Re: [css-grid] Overlapping elements & backgrounds

On Sat, Nov 1, 2014 at 1:49 PM, François REMY
<francois.remy.dev@outlook.com> wrote:
>>> Another question I had is: it seems Chrome renders the “B” in the
>>> right padding of the B-box. I call this the “absolute-min-content”
>>> rendering because it doesn’t even meet the “min-width: min-content”
>>> requirement. Is it the expected rendering or are we supposed to at
>>> least meet “min-width: min-content”?
>>>
>>> The latter is what I had understood from the spec, but this isn’t
>>> quite as clear as I would like.
>>
>> No, there is no requirement for a box to be min-content sized.
>> In this case, the B's box is overflowing its cell, and the B itself is
>> overflowing its content box.  Where did you think such a minimum would
>> come from?
>
> From the fact that you don't "shrink-to-fit" when you stretch-align, but only grow-to-fit. I can see the point of not shrink-to-fitting (even if I believe it should not be the default) but I certainly can't see the point of it if it doesn't even prevent the element to be too small to hold its own content. What's the use case (or reasoning) behind the current Chrome behavior?

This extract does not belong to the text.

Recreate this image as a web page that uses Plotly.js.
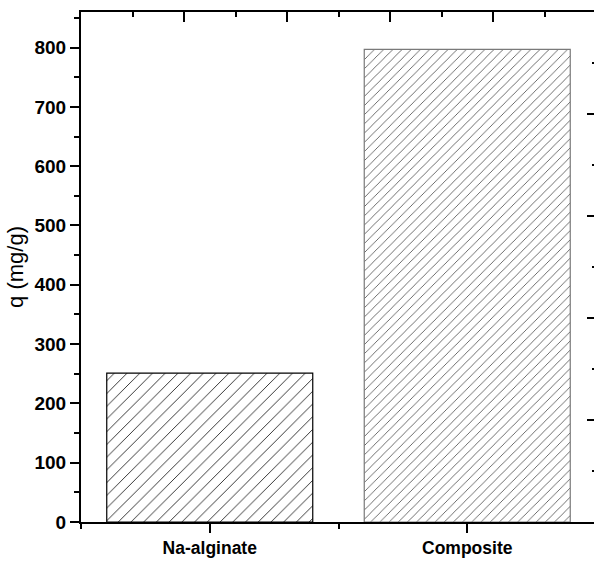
<!DOCTYPE html>
<html>
<head>
<meta charset="utf-8">
<script src="https://cdn.plot.ly/plotly-3.0.1.min.js"></script>
<style>
html,body{margin:0;padding:0;overflow:hidden;background:#fff;}
#chart{width:600px;height:563px;}
</style>
</head>
<body>
<div id="chart"></div>
<script>
const categories = ["Na-alginate", "Composite"];
const qValues = [251, 797];
const yTitle = "q (mg/g)";

const positions = categories.map((c, i) => i);

const trace = {
  type: "bar",
  x: positions,
  y: qValues,
  width: 0.8,
  marker: {
    color: "#ffffff",
    line: {color: ["#000000", "#7a7a7a"], width: 1.2},
    pattern: {shape: "/", fgcolor: "#222222", bgcolor: "#ffffff", size: [9, 6.5], solidity: 0.1}
  },
  hoverinfo: "skip",
  showlegend: false
};

// dummy trace to activate secondary axes
const ghost = {type: "scatter", x: [0], y: [0], xaxis: "x2", yaxis: "y2", mode: "markers",
  marker: {opacity: 0}, showlegend: false, hoverinfo: "skip"};

const font = "Arial, 'Liberation Sans', sans-serif";

const layout = {
  width: 600,
  height: 563,
  margin: {l: 81, r: 4, t: 12, b: 41},
  paper_bgcolor: "#ffffff",
  plot_bgcolor: "#ffffff",
  xaxis: {
    range: [-0.5, 1.5],
    tickmode: "array",
    tickvals: positions,
    ticktext: categories,
    ticks: "outside", ticklen: 9, tickwidth: 2, tickcolor: "#000",
    minor: {ticks: "outside", tick0: 0, dtick: 0.5, ticklen: 5, tickwidth: 2, tickcolor: "#000"},
    showline: true, linecolor: "#000", linewidth: 2,
    showgrid: false, zeroline: false,
    tickfont: {family: font, size: 17.5, weight: "bold", color: "#000"},
    fixedrange: true
  },
  yaxis: {
    range: [0, 860],
    dtick: 100,
    ticks: "outside", ticklen: 9, tickwidth: 2, tickcolor: "#000",
    minor: {ticks: "outside", dtick: 50, ticklen: 5, tickwidth: 2, tickcolor: "#000"},
    showline: true, linecolor: "#000", linewidth: 2,
    showgrid: false, zeroline: false,
    tickfont: {family: font, size: 19, weight: "bold", color: "#000"},
    title: {text: yTitle, font: {family: font, size: 22, color: "#000"}, standoff: 5},
    fixedrange: true
  },
  xaxis2: {
    overlaying: "x", side: "top", anchor: "y",
    range: [0, 5], dtick: 1,
    ticks: "inside", ticklen: 10, tickwidth: 2, tickcolor: "#000",
    minor: {ticks: "inside", dtick: 0.5, ticklen: 5, tickwidth: 2, tickcolor: "#000"},
    showline: true, linecolor: "#000", linewidth: 2,
    showticklabels: false, showgrid: false, zeroline: false, fixedrange: true
  },
  yaxis2: {
    overlaying: "y", side: "right", anchor: "x",
    range: [0, 5], dtick: 1,
    ticks: "inside", ticklen: 9, tickwidth: 2, tickcolor: "#000",
    minor: {ticks: "inside", dtick: 0.5, ticklen: 4, tickwidth: 2, tickcolor: "#000"},
    showline: true, linecolor: "#000", linewidth: 2,
    showticklabels: false, showgrid: false, zeroline: false, fixedrange: true
  }
};

Plotly.newPlot("chart", [trace, ghost], layout, {displayModeBar: false, staticPlot: true});
</script>
</body>
</html>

Ah, yes, indeed.  'stretch' will not shrink it below its 'auto' width.
The 10px column merely provides the containing block width, and layout
then ends up making it min-content.  (That is, min-content doesn't
come automatically; it's just that the rendering which falls out
should be the same as if you'd explicitly requesting min-content
width.)

> I think I got the wrong info by looking at the latest CSS Align "ED". The current CSS Align "WD" specifies the Chrome's behavior.

Sigh, /TR is TRash, etc.  It's very possible that our implementors
went off of the (older, obsoleted) WD instead.  File a bug, please?